In the said letter Archbishop Macwan had said, “Nationalist forces are on the verge of taking over the country. There is a growing sense of insecurity among minorities, OBCs, BCs, poor, etc. The election results of Gujarat state assembly can make a difference.”
Coming as it does after the widely publicised Macwan letter, your interview to The Indian Express, besides showing remarkable convergence of views, points to a developing pattern to malign India as an intolerant country, where minorities, particularly Christians and their seminaries/churches are under organised attacks by Hindus. Needless to say, these two events, meant for international consumption, might surely have achieved the target without much loss of time!!
Even the otherwise Christian-friendly NDTV had this to say: “The Archbishop of Gandhinagar Thomas Macwan, has in a letter all but made a vote appeal without naming any political party or leader, but pointedly saying, “Nationalist forces are on the verge of taking over the country. The elections of Gujarat State Assembly can make a difference!” It is seen as a reference to the state’s ruling party, the BJP. The Archbishop has said that his letter wasn’t meant for the public and was “merely an appeal to pray.”

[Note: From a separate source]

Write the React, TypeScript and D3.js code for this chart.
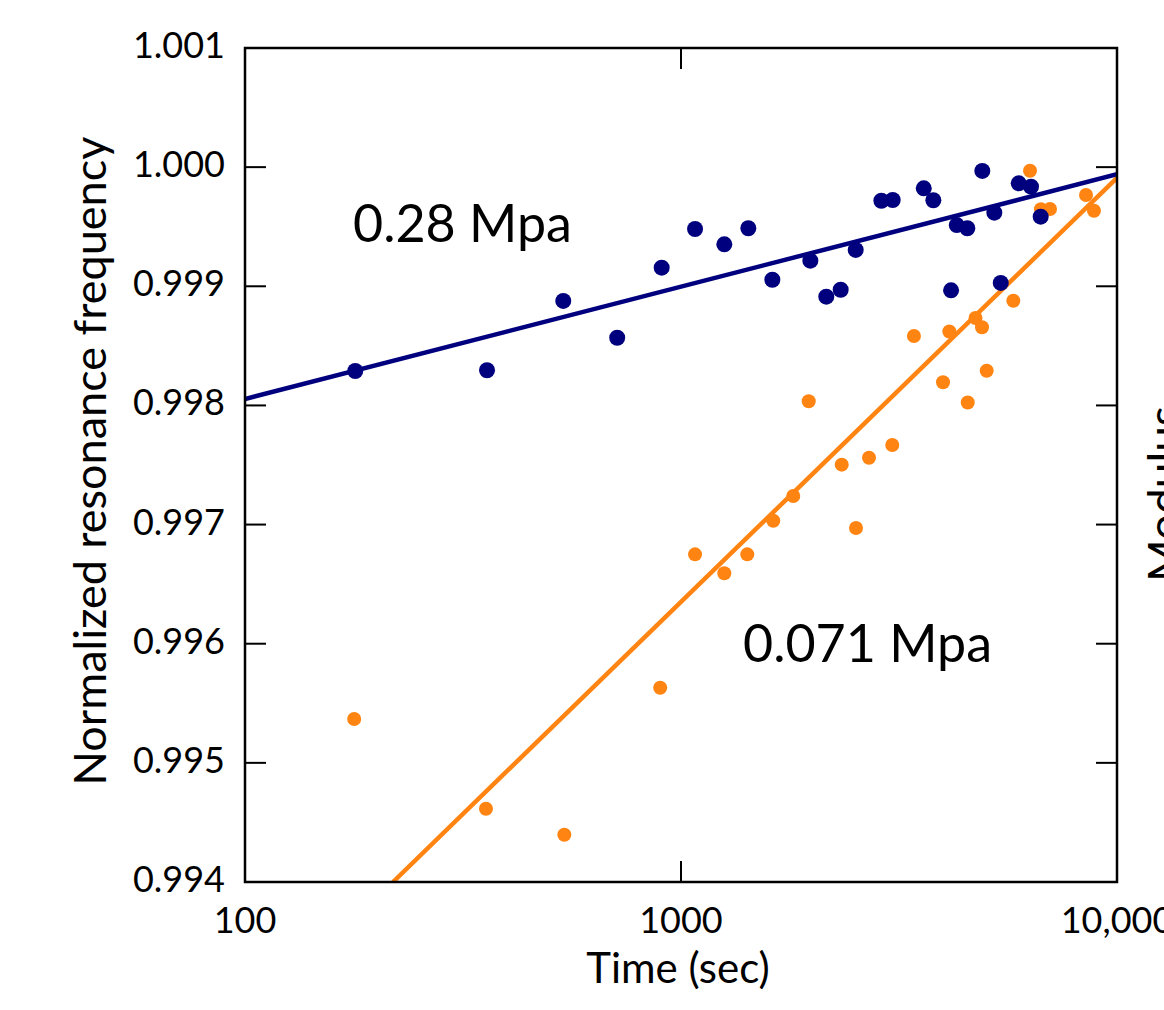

(https://www.ndtv.com/india-news/save-country-from-nationalist-forces-gujarat-archbishops-election-letter-1779261)
It is worthwhile to recall here that immediately after the BJP government led by Narendra Modi came to power in India in May 2014, the entire secular media widely reported “attacks on churches”, which caused an international outcry and anger against the Hindus of India, even forcing the Pope and the US President to react strongly in condemnation and come out with gratuitous advice. In the end the church attacks were proved to be just a couple of isolated instances of stone throwing.
This also brings back scary memories of the “Gang Rape of a White Nun” in Birbhum in West Bengal around the same time. The nun was widely reported in the media as having been gang raped by Hindu fundamentalists. The heinous crime, which was later investigated by the police, was committed by a group of Bangladeshi Muslims, who were arrested by the Punjab police!
These so called attacks on minority communities were added reasons for the secular intellectuals and Left liberals of India to resort to “award waapsi” in an internationally concerted action to paint the Modi government as a Hindu fundamentalist, intolerant group of bigoted Hindus out to destroy the delicate secular fabric so assiduously woven by the previous Congress and other secular governments.
It is a different matter that the Indian nation saw through these machinations and the bluff was easily called.
There is also an attempt, again an internationally concerted one, to get even with the National government in the matter of blacklisting of thousands of Christian and Muslim NGOs, which were hitherto getting abundant funds, that too without any kind of restrictions from rich institutional donors like the American Church, Greenpeace, Ford Foundation etc. for carrying on religious conversion and also to undermine the Indian cultural and social ethos.
Undeniably, the tightening of the flow of money into the accounts of these NGOs has caused unbearable hardship and embarrassing inconvenience to the organised industry of proselytisation.
The Catholic Bishops’ Conference of India (CBCI) is the apex decision making body of the Catholic Church in the country and as such carries enormous influence and power at least on its followers and some of the secular political parties like the Congress party. Therefore, in matters like religious discord and hurting the religious sentiments of the majority community, what you utter will determine the course of the relations between Hindus and Christians.
Therefore, Respected Cardinal Baselios Cleemis Sir, as the head of a powerful organisation of minority Christians, you should give a pause to this attempt to show the Indian government in a bad light. You would also do well to deeply ruminate over the role of the overzealous missionaries, for whom adding numbers to the flock is the only thing that matters, which is at the root of the deep sense of unease prevailing in the mind of the majority community. Protecting and nurturing the five thousand year old secular ethos of India is the responsibility of every section of Indian society, regardless of religious connotations.
I hope and pray you will give my letter all the serious consideration it deserves.